AI
AI
AI
Compliance workflow automation startup Haast Pty Ltd. said today it has raised $12 million in an early-stage round of funding to help organizations accelerate the rollout of artificial intelligence-generated content.
The Series A round was led by Peak XV and saw participation from DST, Airtree, Aura Ventures and Black Sheep Capital, bringing its total amount raised to more than $17 million to date.
Haast says it’s building the missing infrastructure for the generative AI era with an agentic AI platform that embeds organizational risk frameworks directly into enterprise workflows. Its primarily focused on digital content, which has been transformed by generative AI. These days, organizations can generate massive volumes of marketing copy, product descriptions, blog posts, go-to-market and sales materials with AI at almost zero cost, causing the volume of such content to surge by 10 times.
The problem is that organizations still aren’t publishing content any faster, because the legal and compliance processes they have to undergo are still manual and extremely time-consuming. According to Haast’s own research, the average legal team still spends up to 70% of its time on manual review tasks, creating a massive bottleneck. To put it simply, legal teams cannot review the content at anything like the speed it’s generated.

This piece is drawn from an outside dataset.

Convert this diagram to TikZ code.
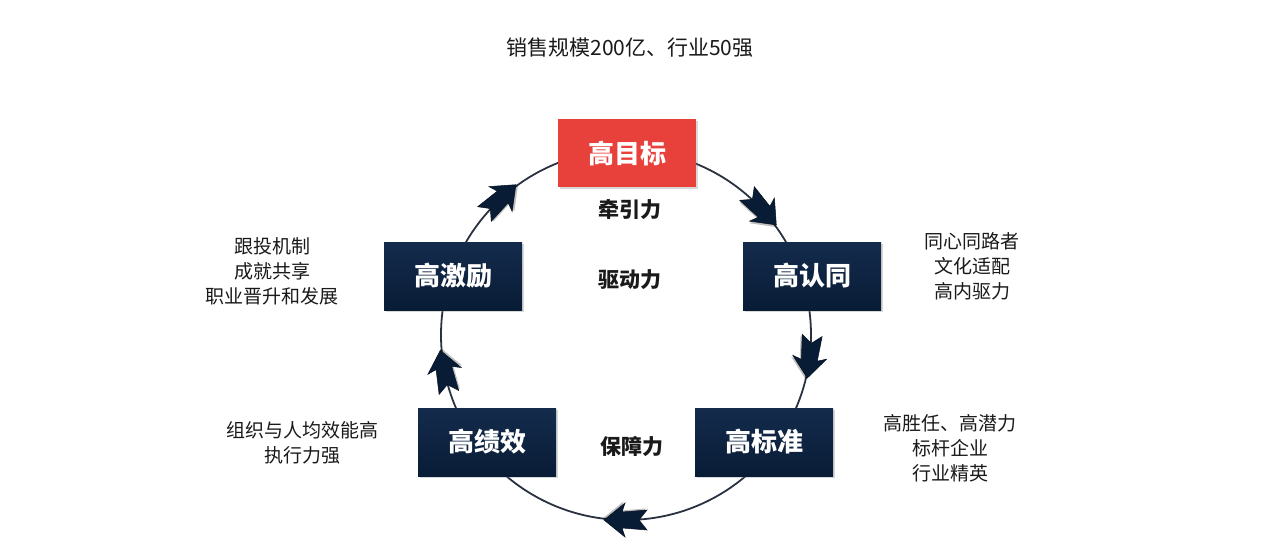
\documentclass[tikz,border=0pt]{standalone}
\usepackage{fontspec}
\setmainfont{Noto Sans CJK SC}
\usetikzlibrary{shadows,calc}
\definecolor{navy}{HTML}{091C36}
\definecolor{navytop}{HTML}{142B4C}
\definecolor{redbox}{HTML}{E8413B}
\definecolor{ringcol}{HTML}{2A3140}
\definecolor{txt}{HTML}{1A1A1A}
\tikzset{
  box/.style={minimum width=138pt, minimum height=68pt, inner sep=0pt,
    text=white, font=\fontsize{26}{28}\selectfont\bfseries,
    drop shadow={opacity=0.3, shadow xshift=2pt, shadow yshift=-2pt}},
  darkbox/.style={box, top color=navytop, bottom color=navy},
  redbx/.style={box, fill=redbox},
  force/.style={font=\fontsize{21}{24}\selectfont\bfseries, text=txt},
  note/.style={font=\fontsize{19}{25}\selectfont, text=txt, align=center},
  ring/.style={draw=ringcol, line width=1.8pt},
  cheva/.style={fill=navy, draw=navy!60!black, line width=0.5pt, line join=miter}
}
\newcommand{\chevarrow}[2]{%
  \begin{scope}[shift={(#1)}, rotate=#2]
    \fill[black, opacity=0.25, shift={(1.5,1.5)}] (22,0) -- (1,-17) -- (4,-8) -- (-21,-10) -- (-13,0) -- (-21,10) -- (4,8) -- (1,17) -- cycle;
    \filldraw[cheva] (22,0) -- (1,-17) -- (4,-8) -- (-21,-10) -- (-13,0) -- (-21,10) -- (4,8) -- (1,17) -- cycle;
  \end{scope}}
\begin{document}
\begin{tikzpicture}[x=1pt, y=-1pt]
\useasboundingbox (0,0) rectangle (1280,544);
\fill[white] (0,0) rectangle (1280,544);
\coordinate (O) at (626,335);
\draw[ring] (O) circle[radius=185];
% arrows (visual angle v on ring, pointing clockwise)
\coordinate (a1) at ($(O)+(-43:185)$);
\coordinate (a2) at ($(O)+(6.6:185)$);
\coordinate (a3) at ($(O)+(90:185)$);
\coordinate (a4) at ($(O)+(-191.5:185)$);
\coordinate (a5) at ($(O)+(-133:185)$);
\chevarrow{a1}{-47}
\chevarrow{a2}{-96.6}
\chevarrow{a3}{180}
\chevarrow{a4}{101.5}
\chevarrow{a5}{43}
% boxes
\node[redbx] (goal) at (627,153) {高目标};
\node[darkbox] (ident) at (812,276) {高认同};
\node[darkbox] (std) at (764,442) {高标准};
\node[darkbox] (perf) at (487,442) {高绩效};
\node[darkbox] (inc) at (453,276) {高激励};
% forces
\node[force] (f1) at (630,210) {牵引力};
\node[force] (f2) at (630,280) {驱动力};
\node[force] (f3) at (632,446) {保障力};
% title
\node[font=\fontsize{21}{24}\selectfont, text=txt] (title) at (630,48) {销售规模200亿、行业50强};
% notes
\node[note] (n1) at (972,266) {同心同路者\\文化适配\\高内驱力};
\node[note] (n2) at (950,448) {高胜任、高潜力\\标杆企业\\行业精英};
\node[note] (n3) at (302,443) {组织与人均效能高\\执行力强};
\node[note] (n4) at (272,271) {跟投机制\\成就共享\\职业晋升和发展};
\end{tikzpicture}
\end{document}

The startup says the difference between its agentic platform and various AI assistants is that it operates at the infrastructure level. So rather than using a general-purpose chatbot like Claude, which can only give tips and advice, it relies on AI agents that can bake each company’s specific policies and approval logic directly into the tools used to generate corporate content.
These agents can interpret some of the most complex global, federal and state regulations and then ensure each piece of content meets those standards before it’s reviewed by a human editor. The platform is transparent too, so it will explain why a certain piece of content or statement has been rejected.
With Haast’s platform, legal teams can create automated review pipelines for specific types of content, including marketing materials, personalized ads and product documentation that meets all of the rules and regulations they’re required to abide by. It allows the same content to be repurposed so it’s compliant across multiple jurisdictions, the company said.
Co-founder and Chief Executive Kunal Vankadara said organizations shouldn’t be forced to choose between moving quickly or staying compliant. “We built Haast to transform compliance from a generic assistive checkpoint into an intelligent, automated engine,” he explained.
It’s a strategy that’s paying off, if Haast’s latest numbers are to be believed. It said its revenue has increased by 4.5 times over the last year, off an undisclosed base, and it says it has not yet lost a single customer. Its plan now is to scale its business globally, and try to become the de facto compliance layer for every enterprise that intends to make use of AI-generated content at scale.
Lead investors Rohit Agarwal of Peak XV said AI tools are churning out so much content that manual review processes are no longer just slow, but impossible. “Haast is solving a multibillion-dollar bottleneck by turning compliance into an automated enabler,” he explained. “It’s helping the world’s leading brands unlock the full potential of generative AI without the looming threat of regulatory friction or brand damage.”